══ Collected data

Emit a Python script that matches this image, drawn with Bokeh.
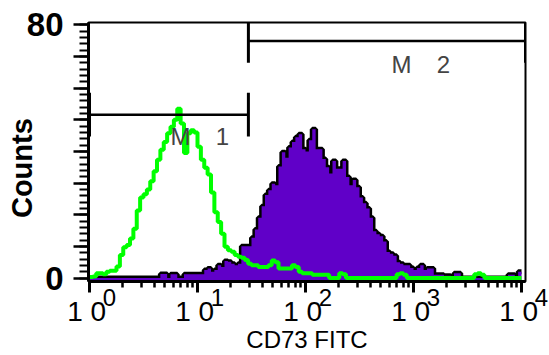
import numpy as np
from bokeh.plotting import figure
from bokeh.models import Range1d, FixedTicker, Label, LogAxis
from bokeh.embed import file_html
from bokeh.resources import INLINE

# ---- data (128 log-spaced channels from 10^0 to 10^4) ----
green_counts = [0.3, 0.5, 1.5, 1.5, 1.2, 2.0, 2.3, 2.3, 3.6, 7.3,
                9.7, 10.4, 12.5, 15.6, 21.3, 25.4, 26.5, 28.0, 30.6, 33.7,
                37.4, 40.5, 43.0, 45.7, 47.8, 50.0, 53.5, 48.8, 39.5, 45.7,
                46.7, 46.0, 41.5, 37.4, 34.8, 32.7, 27.0, 20.8, 17.7, 14.0,
                9.9, 8.8, 8.3, 7.3, 6.7, 6.4, 5.7, 4.5, 4.0, 4.0,
                3.5, 3.5, 3.5, 4.0, 5.5, 5.0, 3.0, 3.0, 3.0, 3.0,
                4.0, 3.5, 2.0, 1.5, 1.5, 1.5, 1.0, 1.0, 1.0, 1.0,
                1.0, 0, 0, 0, 1.5, 1.2, 0, 0, 0, 0,
                0, 0, 0, 0, 0, 0, 0, 0, 0, 0,
                0, 1.2, 1.5, 1.0, 0, 0, 0, 0, 0, 0,
                0, 0, 0, 0, 0, 0, 0, 0, 0, 0,
                0, 0, 0, 0, 1.2, 1.5, 1.0, 0, 0, 0,
                0, 0, 0, 0, 0, 0, 0, 0]

purple_counts = [0, 0, 0, 0, 0, 0, 0, 0, 0, 0,
                 0, 0, 0, 0, 0, 0, 0, 0, 0, 0,
                 0, 1.3, 1.3, 0, 1.2, 1.2, 0, 0, 1.2, 1.2,
                 1.2, 1.2, 1.2, 1.2, 2.5, 3.0, 2.0, 2.5, 4.0, 3.5,
                 5.4, 5.1, 4.5, 4.0, 4.5, 10.0, 10.0, 10.0, 12.7, 15.3,
                 19.0, 22.7, 26.2, 27.7, 29.8, 29.3, 35.2, 39.7, 38.0, 41.2,
                 43.0, 44.5, 45.4, 40.7, 40.0, 43.5, 47.0, 40.7, 40.7, 37.6,
                 35.0, 33.0, 37.0, 34.5, 34.5, 37.0, 31.9, 29.3, 31.0, 28.7,
                 25.4, 23.6, 22.0, 19.0, 14.8, 13.8, 13.2, 11.5, 8.2, 7.7,
                 7.0, 5.0, 4.5, 4.0, 4.0, 3.2, 2.5, 3.2, 4.0, 2.5,
                 3.0, 3.0, 1.0, 1.0, 1.0, 0.7, 0.7, 0.5, 1.5, 1.5,
                 0, 0, 0, 0, 0, 0, 0, 0, 0, 0,
                 0, 0, 0, 0, 1.0, 1.0, 0, 2.0]

tick_values = [1, 10, 100, 1000, 10000]
tick_base = "1 0"
tick_exponents = ["0", "1", "2", "3", "4"]
y_major = [0, 10, 20, 30, 40, 50, 60, 70, 80]
y_labels = {0: "0", 80: "80"}

# gates (markers): name, low, high, level
marker_names = ["M\u2007\u20021", "M\u2007\u20022"]
marker_low = [1.0, 29.6]
marker_high = [29.6, 10 ** 4.037]
marker_level = [51.6, 74.9]

x_title = "CD73 FITC"
y_title = "Counts"

# ---- figure ----
edges = 10 ** np.linspace(0.0, 4.0, len(green_counts) + 1)
g_ext = list(green_counts) + [green_counts[-1]]
p_ext = list(purple_counts) + [purple_counts[-1]]

p = figure(width=549, height=355, x_axis_type="log",
           x_range=Range1d(10 ** -0.00926, 10 ** 4.037),
           y_range=Range1d(-1.1, 80.72),
           output_backend="svg", toolbar_location=None,
           min_border_left=88, min_border_right=24,
           min_border_top=22, min_border_bottom=72)
p.background_fill_color = "white"
p.border_fill_color = "white"
p.outline_line_color = "black"
p.outline_line_width = 2
p.xgrid.visible = False
p.ygrid.visible = False

# purple histogram: black outline then fill
p.step(edges, p_ext, mode="after", line_color="black", line_width=5)
p.varea_step(x=edges, y1=[-1.1] * len(edges), y2=p_ext, step_mode="after",
             fill_color="#6000C8")
# green histogram
p.step(edges, g_ext, mode="after", line_color="#00FF00", line_width=4)

# markers
p.segment(x0=marker_low, y0=marker_level, x1=marker_high, y1=marker_level,
          line_color="black", line_width=2.5)
bar_x = marker_low + marker_high
bar_lv = marker_level + marker_level
p.segment(x0=bar_x, y0=[v - 6.9 for v in bar_lv], x1=bar_x,
          y1=[v + 6.9 for v in bar_lv], line_color="black", line_width=3)

p.add_layout(Label(x=10 ** 0.75, y=44.7, text=marker_names[0],
                   text_font="Liberation Sans", text_font_size="24px",
                   text_align="left", text_baseline="alphabetic"))
p.add_layout(Label(x=10 ** 2.796, y=67.5, text=marker_names[1],
                   text_font="Liberation Sans", text_font_size="24px",
                   text_align="left", text_baseline="alphabetic"))

# ---- x axis: ticks, "1 0" base labels and the axis title ----
xa = p.xaxis[0]
xa.ticker = FixedTicker(ticks=tick_values,
                        minor_ticks=[m * 10 ** k for k in range(4) for m in range(2, 10)])
xa.major_label_overrides = {v: tick_base + "\u2009" for v in tick_values}
xa.major_label_text_font = "Liberation Sans"
xa.major_label_text_font_size = "28px"
xa.major_label_text_color = "black"
xa.major_label_standoff = 3
xa.axis_line_width = 3
xa.major_tick_line_width = 3
xa.minor_tick_line_width = 2.5
xa.major_tick_out = 11
xa.major_tick_in = 0
xa.minor_tick_out = 6
xa.minor_tick_in = 0
xa.axis_label = x_title
xa.axis_label_text_font = "Liberation Sans"
xa.axis_label_text_font_style = "normal"
xa.axis_label_text_font_size = "24px"
xa.axis_label_text_color = "black"
xa.axis_label_standoff = -4

# second label row: the exponents (superscripts), pulled back up
xe = LogAxis(ticker=FixedTicker(ticks=tick_values, minor_ticks=[]))
xe.major_label_overrides = {v: "\u2007\u2007\u2007" + e
                            for v, e in zip(tick_values, tick_exponents)}
xe.major_label_text_font = "Liberation Sans"
xe.major_label_text_font_size = "24px"
xe.major_label_text_color = "black"
xe.major_label_standoff = -72
xe.axis_line_color = None
xe.major_tick_line_color = None
xe.minor_tick_line_color = None
xe.major_tick_out = 0
xe.major_tick_in = 0
xe.minor_tick_out = 0
xe.minor_tick_in = 0
p.add_layout(xe, "below")

# ---- y axis ----
ya = p.yaxis[0]
ya.ticker = FixedTicker(ticks=y_major, minor_ticks=list(range(0, 81, 2)))
ya.major_label_overrides = {v: y_labels.get(v, "") for v in y_major}
ya.major_label_text_font = "Liberation Sans"
ya.major_label_text_font_style = "bold"
ya.major_label_text_font_size = "33px"
ya.major_label_text_color = "black"
ya.major_label_standoff = 10
ya.axis_line_width = 3
ya.major_tick_line_width = 2.5
ya.minor_tick_line_width = 2
ya.major_tick_out = 15
ya.major_tick_in = 0
ya.minor_tick_out = 9
ya.minor_tick_in = 0
ya.axis_label = y_title + "\u2007\u2007"
ya.axis_label_text_font = "Liberation Sans"
ya.axis_label_text_font_style = "bold"
ya.axis_label_text_font_size = "29px"
ya.axis_label_text_color = "black"
ya.axis_label_standoff = -14

open("out.html", "w").write(file_html(p, INLINE))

════

Leaving out the pictures, repeat the data above exactly.

§ **The solution**
Emit a Python script that matches this image, drawn with Bokeh.
import numpy as np
from bokeh.plotting import figure
from bokeh.models import Range1d, FixedTicker, Label, LogAxis
from bokeh.embed import file_html
from bokeh.resources import INLINE

# ---- data (128 log-spaced channels from 10^0 to 10^4) ----
green_counts = [0.3, 0.5, 1.5, 1.5, 1.2, 2.0, 2.3, 2.3, 3.6, 7.3,
                9.7, 10.4, 12.5, 15.6, 21.3, 25.4, 26.5, 28.0, 30.6, 33.7,
                37.4, 40.5, 43.0, 45.7, 47.8, 50.0, 53.5, 48.8, 39.5, 45.7,
                46.7, 46.0, 41.5, 37.4, 34.8, 32.7, 27.0, 20.8, 17.7, 14.0,
                9.9, 8.8, 8.3, 7.3, 6.7, 6.4, 5.7, 4.5, 4.0, 4.0,
                3.5, 3.5, 3.5, 4.0, 5.5, 5.0, 3.0, 3.0, 3.0, 3.0,
                4.0, 3.5, 2.0, 1.5, 1.5, 1.5, 1.0, 1.0, 1.0, 1.0,
                1.0, 0, 0, 0, 1.5, 1.2, 0, 0, 0, 0,
                0, 0, 0, 0, 0, 0, 0, 0, 0, 0,
                0, 1.2, 1.5, 1.0, 0, 0, 0, 0, 0, 0,
                0, 0, 0, 0, 0, 0, 0, 0, 0, 0,
                0, 0, 0, 0, 1.2, 1.5, 1.0, 0, 0, 0,
                0, 0, 0, 0, 0, 0, 0, 0]

purple_counts = [0, 0, 0, 0, 0, 0, 0, 0, 0, 0,
                 0, 0, 0, 0, 0, 0, 0, 0, 0, 0,
                 0, 1.3, 1.3, 0, 1.2, 1.2, 0, 0, 1.2, 1.2,
                 1.2, 1.2, 1.2, 1.2, 2.5, 3.0, 2.0, 2.5, 4.0, 3.5,
                 5.4, 5.1, 4.5, 4.0, 4.5, 10.0, 10.0, 10.0, 12.7, 15.3,
                 19.0, 22.7, 26.2, 27.7, 29.8, 29.3, 35.2, 39.7, 38.0, 41.2,
                 43.0, 44.5, 45.4, 40.7, 40.0, 43.5, 47.0, 40.7, 40.7, 37.6,
                 35.0, 33.0, 37.0, 34.5, 34.5, 37.0, 31.9, 29.3, 31.0, 28.7,
                 25.4, 23.6, 22.0, 19.0, 14.8, 13.8, 13.2, 11.5, 8.2, 7.7,
                 7.0, 5.0, 4.5, 4.0, 4.0, 3.2, 2.5, 3.2, 4.0, 2.5,
                 3.0, 3.0, 1.0, 1.0, 1.0, 0.7, 0.7, 0.5, 1.5, 1.5,
                 0, 0, 0, 0, 0, 0, 0, 0, 0, 0,
                 0, 0, 0, 0, 1.0, 1.0, 0, 2.0]

tick_values = [1, 10, 100, 1000, 10000]
tick_base = "1 0"
tick_exponents = ["0", "1", "2", "3", "4"]
y_major = [0, 10, 20, 30, 40, 50, 60, 70, 80]
y_labels = {0: "0", 80: "80"}

# gates (markers): name, low, high, level
marker_names = ["M\u2007\u20021", "M\u2007\u20022"]
marker_low = [1.0, 29.6]
marker_high = [29.6, 10 ** 4.037]
marker_level = [51.6, 74.9]

x_title = "CD73 FITC"
y_title = "Counts"

# ---- figure ----
edges = 10 ** np.linspace(0.0, 4.0, len(green_counts) + 1)
g_ext = list(green_counts) + [green_counts[-1]]
p_ext = list(purple_counts) + [purple_counts[-1]]

p = figure(width=549, height=355, x_axis_type="log",
           x_range=Range1d(10 ** -0.00926, 10 ** 4.037),
           y_range=Range1d(-1.1, 80.72),
           output_backend="svg", toolbar_location=None,
           min_border_left=88, min_border_right=24,
           min_border_top=22, min_border_bottom=72)
p.background_fill_color = "white"
p.border_fill_color = "white"
p.outline_line_color = "black"
p.outline_line_width = 2
p.xgrid.visible = False
p.ygrid.visible = False

# purple histogram: black outline then fill
p.step(edges, p_ext, mode="after", line_color="black", line_width=5)
p.varea_step(x=edges, y1=[-1.1] * len(edges), y2=p_ext, step_mode="after",
             fill_color="#6000C8")
# green histogram
p.step(edges, g_ext, mode="after", line_color="#00FF00", line_width=4)

# markers
p.segment(x0=marker_low, y0=marker_level, x1=marker_high, y1=marker_level,
          line_color="black", line_width=2.5)
bar_x = marker_low + marker_high
bar_lv = marker_level + marker_level
p.segment(x0=bar_x, y0=[v - 6.9 for v in bar_lv], x1=bar_x,
          y1=[v + 6.9 for v in bar_lv], line_color="black", line_width=3)

p.add_layout(Label(x=10 ** 0.75, y=44.7, text=marker_names[0],
                   text_font="Liberation Sans", text_font_size="24px",
                   text_align="left", text_baseline="alphabetic"))
p.add_layout(Label(x=10 ** 2.796, y=67.5, text=marker_names[1],
                   text_font="Liberation Sans", text_font_size="24px",
                   text_align="left", text_baseline="alphabetic"))

# ---- x axis: ticks, "1 0" base labels and the axis title ----
xa = p.xaxis[0]
xa.ticker = FixedTicker(ticks=tick_values,
                        minor_ticks=[m * 10 ** k for k in range(4) for m in range(2, 10)])
xa.major_label_overrides = {v: tick_base + "\u2009" for v in tick_values}
xa.major_label_text_font = "Liberation Sans"
xa.major_label_text_font_size = "28px"
xa.major_label_text_color = "black"
xa.major_label_standoff = 3
xa.axis_line_width = 3
xa.major_tick_line_width = 3
xa.minor_tick_line_width = 2.5
xa.major_tick_out = 11
xa.major_tick_in = 0
xa.minor_tick_out = 6
xa.minor_tick_in = 0
xa.axis_label = x_title
xa.axis_label_text_font = "Liberation Sans"
xa.axis_label_text_font_style = "normal"
xa.axis_label_text_font_size = "24px"
xa.axis_label_text_color = "black"
xa.axis_label_standoff = -4

# second label row: the exponents (superscripts), pulled back up
xe = LogAxis(ticker=FixedTicker(ticks=tick_values, minor_ticks=[]))
xe.major_label_overrides = {v: "\u2007\u2007\u2007" + e
                            for v, e in zip(tick_values, tick_exponents)}
xe.major_label_text_font = "Liberation Sans"
xe.major_label_text_font_size = "24px"
xe.major_label_text_color = "black"
xe.major_label_standoff = -72
xe.axis_line_color = None
xe.major_tick_line_color = None
xe.minor_tick_line_color = None
xe.major_tick_out = 0
xe.major_tick_in = 0
xe.minor_tick_out = 0
xe.minor_tick_in = 0
p.add_layout(xe, "below")

# ---- y axis ----
ya = p.yaxis[0]
ya.ticker = FixedTicker(ticks=y_major, minor_ticks=list(range(0, 81, 2)))
ya.major_label_overrides = {v: y_labels.get(v, "") for v in y_major}
ya.major_label_text_font = "Liberation Sans"
ya.major_label_text_font_style = "bold"
ya.major_label_text_font_size = "33px"
ya.major_label_text_color = "black"
ya.major_label_standoff = 10
ya.axis_line_width = 3
ya.major_tick_line_width = 2.5
ya.minor_tick_line_width = 2
ya.major_tick_out = 15
ya.major_tick_in = 0
ya.minor_tick_out = 9
ya.minor_tick_in = 0
ya.axis_label = y_title + "\u2007\u2007"
ya.axis_label_text_font = "Liberation Sans"
ya.axis_label_text_font_style = "bold"
ya.axis_label_text_font_size = "29px"
ya.axis_label_text_color = "black"
ya.axis_label_standoff = -14

open("out.html", "w").write(file_html(p, INLINE))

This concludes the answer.